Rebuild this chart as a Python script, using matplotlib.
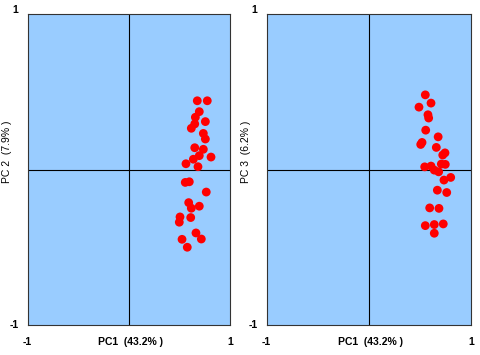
import matplotlib
matplotlib.use("Agg")
import matplotlib.pyplot as plt

# Left panel: PC1 vs PC2
pc1_a = [0.676, 0.775, 0.696, 0.657, 0.756, 0.651, 0.617, 0.736, 0.756, 0.651,
         0.736, 0.696, 0.812, 0.637, 0.564, 0.683, 0.557, 0.597, 0.765, 0.591,
         0.617, 0.696, 0.505, 0.611, 0.498, 0.663, 0.716, 0.525, 0.577]
pc2 = [0.442, 0.442, 0.372, 0.336, 0.308, 0.293, 0.265, 0.232, 0.196, 0.140,
       0.130, 0.089, 0.080, 0.066, 0.037, 0.018, -0.083, -0.079, -0.145, -0.213,
       -0.249, -0.236, -0.305, -0.309, -0.339, -0.408, -0.447, -0.449, -0.500]

# Right panel: PC1 vs PC3
pc1_b = [0.552, 0.490, 0.608, 0.578, 0.585, 0.556, 0.678, 0.507, 0.520, 0.660,
         0.745, 0.723, 0.546, 0.608, 0.709, 0.748, 0.640, 0.683, 0.801, 0.735,
         0.670, 0.762, 0.595, 0.686, 0.552, 0.640, 0.728, 0.640]
pc3 = [0.480, 0.401, 0.427, 0.352, 0.331, 0.253, 0.210, 0.161, 0.174, 0.142,
       0.107, 0.093, 0.017, 0.022, 0.035, 0.033, -0.004, -0.015, -0.051, -0.068,
       -0.133, -0.148, -0.247, -0.250, -0.361, -0.354, -0.350, -0.410]

xlabel = "PC1  (43.2% )"
ylabels = ["PC 2  (7.9% )", "PC 3  (6.2% )"]
lims = [-1, 1]

W, H = 480, 355
fig = plt.figure(figsize=(W / 100, H / 100), dpi=100)
fig.patch.set_facecolor("white")

font = "Liberation Sans"
panels = [
    (28, 202, pc1_a, pc2, ylabels[0], 7),
    (267, 204, pc1_b, pc3, ylabels[1], 246),
]
for left, width, xs, ys, ylab, ylx in panels:
    ax = fig.add_axes([left / W, (H - 325) / H, width / W, 311 / H])
    ax.set_facecolor("#99CCFF")
    ax.set_xlim(lims)
    ax.set_ylim(lims)
    ax.axhline(0, color="black", lw=0.8, zorder=1)
    ax.axvline(0, color="black", lw=0.8, zorder=1)
    ax.scatter(xs, ys, s=40, color="#FF0000", edgecolors="none", zorder=3)
    ax.set_xticks([])
    ax.set_yticks([])
    for sp in ax.spines.values():
        sp.set_color("#333333")
        sp.set_linewidth(0.8)
    # tick-like labels
    fig.text((left - 13) / W, 1 - 10 / H, "1", ha="center", va="center",
             fontsize=7.5, fontweight="bold", family=font)
    fig.text((left - 14) / W, 1 - 325 / H, "-1", ha="center", va="center",
             fontsize=7.5, fontweight="bold", family=font)
    fig.text((left - 1) / W, 1 - 342 / H, "-1", ha="center", va="center",
             fontsize=7.5, fontweight="bold", family=font)
    fig.text((left + width) / W, 1 - 342 / H, "1", ha="center", va="center",
             fontsize=7.5, fontweight="bold", family=font)
    fig.text((left + width / 2 + 1) / W, 1 - 342 / H, xlabel, ha="center",
             va="center", fontsize=7.5, fontweight="bold", family=font)
    fig.text(ylx / W, 1 - 152 / H, ylab, ha="center", va="center",
             rotation=90, fontsize=7.5, family=font)

fig.savefig("out.png", dpi=100)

● Job
Output each line exactly; omit every picture.

● Response
Rebuild this chart as a Python script, using matplotlib.
import matplotlib
matplotlib.use("Agg")
import matplotlib.pyplot as plt

# Left panel: PC1 vs PC2
pc1_a = [0.676, 0.775, 0.696, 0.657, 0.756, 0.651, 0.617, 0.736, 0.756, 0.651,
         0.736, 0.696, 0.812, 0.637, 0.564, 0.683, 0.557, 0.597, 0.765, 0.591,
         0.617, 0.696, 0.505, 0.611, 0.498, 0.663, 0.716, 0.525, 0.577]
pc2 = [0.442, 0.442, 0.372, 0.336, 0.308, 0.293, 0.265, 0.232, 0.196, 0.140,
       0.130, 0.089, 0.080, 0.066, 0.037, 0.018, -0.083, -0.079, -0.145, -0.213,
       -0.249, -0.236, -0.305, -0.309, -0.339, -0.408, -0.447, -0.449, -0.500]

# Right panel: PC1 vs PC3
pc1_b = [0.552, 0.490, 0.608, 0.578, 0.585, 0.556, 0.678, 0.507, 0.520, 0.660,
         0.745, 0.723, 0.546, 0.608, 0.709, 0.748, 0.640, 0.683, 0.801, 0.735,
         0.670, 0.762, 0.595, 0.686, 0.552, 0.640, 0.728, 0.640]
pc3 = [0.480, 0.401, 0.427, 0.352, 0.331, 0.253, 0.210, 0.161, 0.174, 0.142,
       0.107, 0.093, 0.017, 0.022, 0.035, 0.033, -0.004, -0.015, -0.051, -0.068,
       -0.133, -0.148, -0.247, -0.250, -0.361, -0.354, -0.350, -0.410]

xlabel = "PC1  (43.2% )"
ylabels = ["PC 2  (7.9% )", "PC 3  (6.2% )"]
lims = [-1, 1]

W, H = 480, 355
fig = plt.figure(figsize=(W / 100, H / 100), dpi=100)
fig.patch.set_facecolor("white")

font = "Liberation Sans"
panels = [
    (28, 202, pc1_a, pc2, ylabels[0], 7),
    (267, 204, pc1_b, pc3, ylabels[1], 246),
]
for left, width, xs, ys, ylab, ylx in panels:
    ax = fig.add_axes([left / W, (H - 325) / H, width / W, 311 / H])
    ax.set_facecolor("#99CCFF")
    ax.set_xlim(lims)
    ax.set_ylim(lims)
    ax.axhline(0, color="black", lw=0.8, zorder=1)
    ax.axvline(0, color="black", lw=0.8, zorder=1)
    ax.scatter(xs, ys, s=40, color="#FF0000", edgecolors="none", zorder=3)
    ax.set_xticks([])
    ax.set_yticks([])
    for sp in ax.spines.values():
        sp.set_color("#333333")
        sp.set_linewidth(0.8)
    # tick-like labels
    fig.text((left - 13) / W, 1 - 10 / H, "1", ha="center", va="center",
             fontsize=7.5, fontweight="bold", family=font)
    fig.text((left - 14) / W, 1 - 325 / H, "-1", ha="center", va="center",
             fontsize=7.5, fontweight="bold", family=font)
    fig.text((left - 1) / W, 1 - 342 / H, "-1", ha="center", va="center",
             fontsize=7.5, fontweight="bold", family=font)
    fig.text((left + width) / W, 1 - 342 / H, "1", ha="center", va="center",
             fontsize=7.5, fontweight="bold", family=font)
    fig.text((left + width / 2 + 1) / W, 1 - 342 / H, xlabel, ha="center",
             va="center", fontsize=7.5, fontweight="bold", family=font)
    fig.text(ylx / W, 1 - 152 / H, ylab, ha="center", va="center",
             rotation=90, fontsize=7.5, family=font)

fig.savefig("out.png", dpi=100)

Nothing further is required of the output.